I would not expect problems own my own if you'd not limit the directory list. But I'd be unhappy if some admin by accident configured something like /home/hugo/testing into COPY_AS_IS, forgets about it later, and then some scary executables make it into that user directory, having code execute with root privileges on the next (automatic) run of rear mkrescue. The common policy for privileged executables is to do only what's absolutely necessary with root privileges and drop privileges as soon as possible.

[OliverO2]

@OliverO2
if you like you could test #2280

I'll do.

[OliverO2]

Have tested it with mkopalpba, successfully. Made me even find another set of libraries with one additional missing dependency.
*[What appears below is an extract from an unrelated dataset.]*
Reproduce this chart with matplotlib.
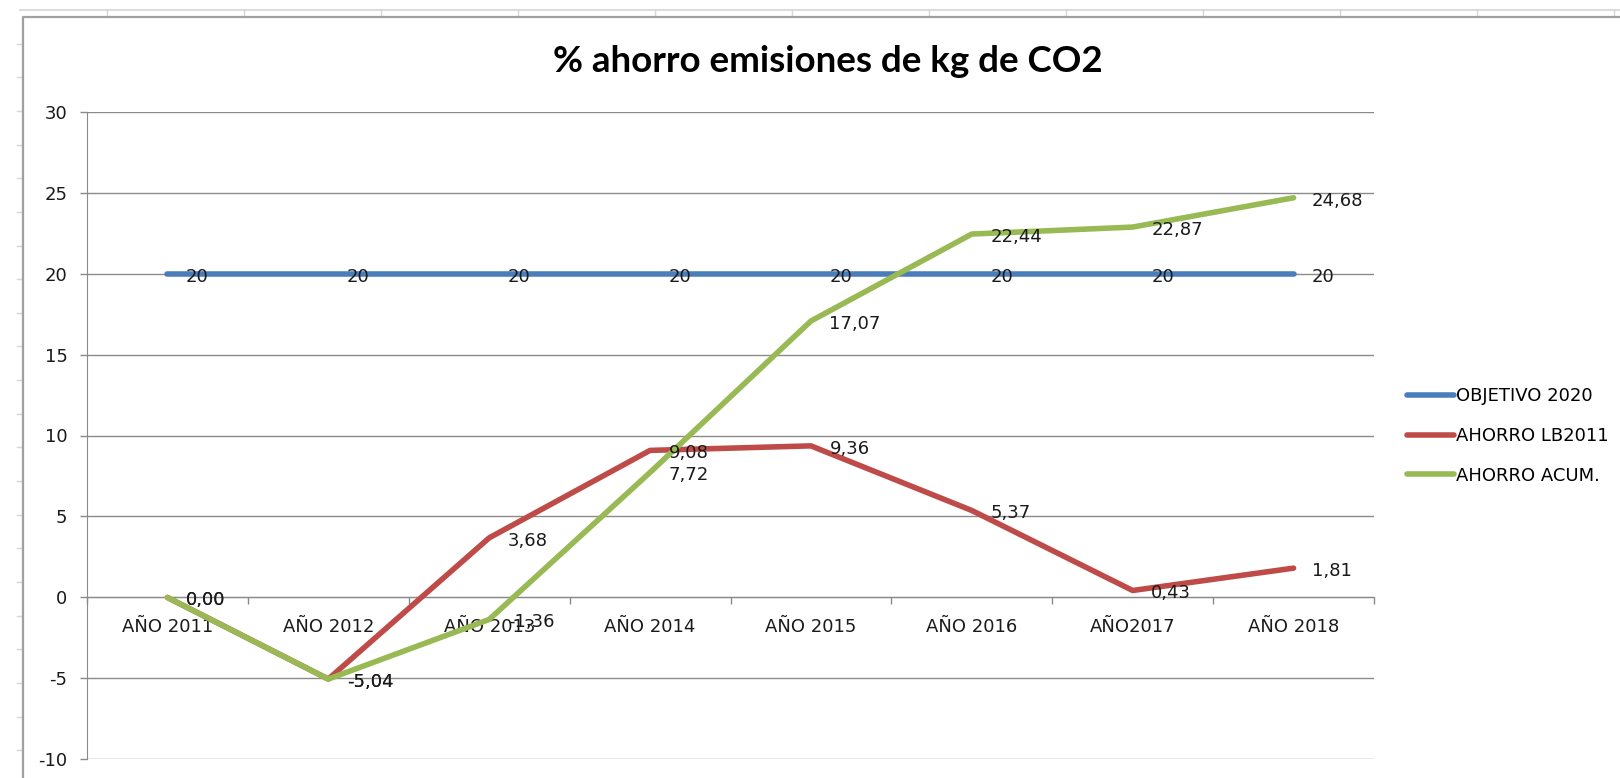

Pushed another commit to correct this.

[jsmeix]

With #2280 merged
this issue should be fixed for now.

I would like to do a mitigation of the ldd security issue
with things like COPY_AS_IS+=( /home/JohnDoe )
in a separated pull request, cf.
#2280 (comment)

[jsmeix]

@OliverO2
I would appreciate it if you could have a look at my subsequent pull request
#2286

[jsmeix]

With #2286 merged
the mitigation of the ldd security issue
with things like COPY_AS_IS+=( /home/JohnDoe )
is implemented.

[jsmeix]

@OliverO2
because since #2286
the ldd test is skipped for files with untrused owner
it can now happen that executables with untrused owner
do not work in the recovery system when there are
missing libraries for executables with untrused owner
and "rear mkrescue" would not error out in this case
but the user is at least informed, cf.
#2286 (comment)

[jsmeix]

My next step is to use TRUSTED_FILE_OWNERS to check
all files before they are copied into the recovery system
or directly after they were copied into the recovery system
(depending on what works better or is simpler to implement)
which will be done via a separated pull request (as time permits).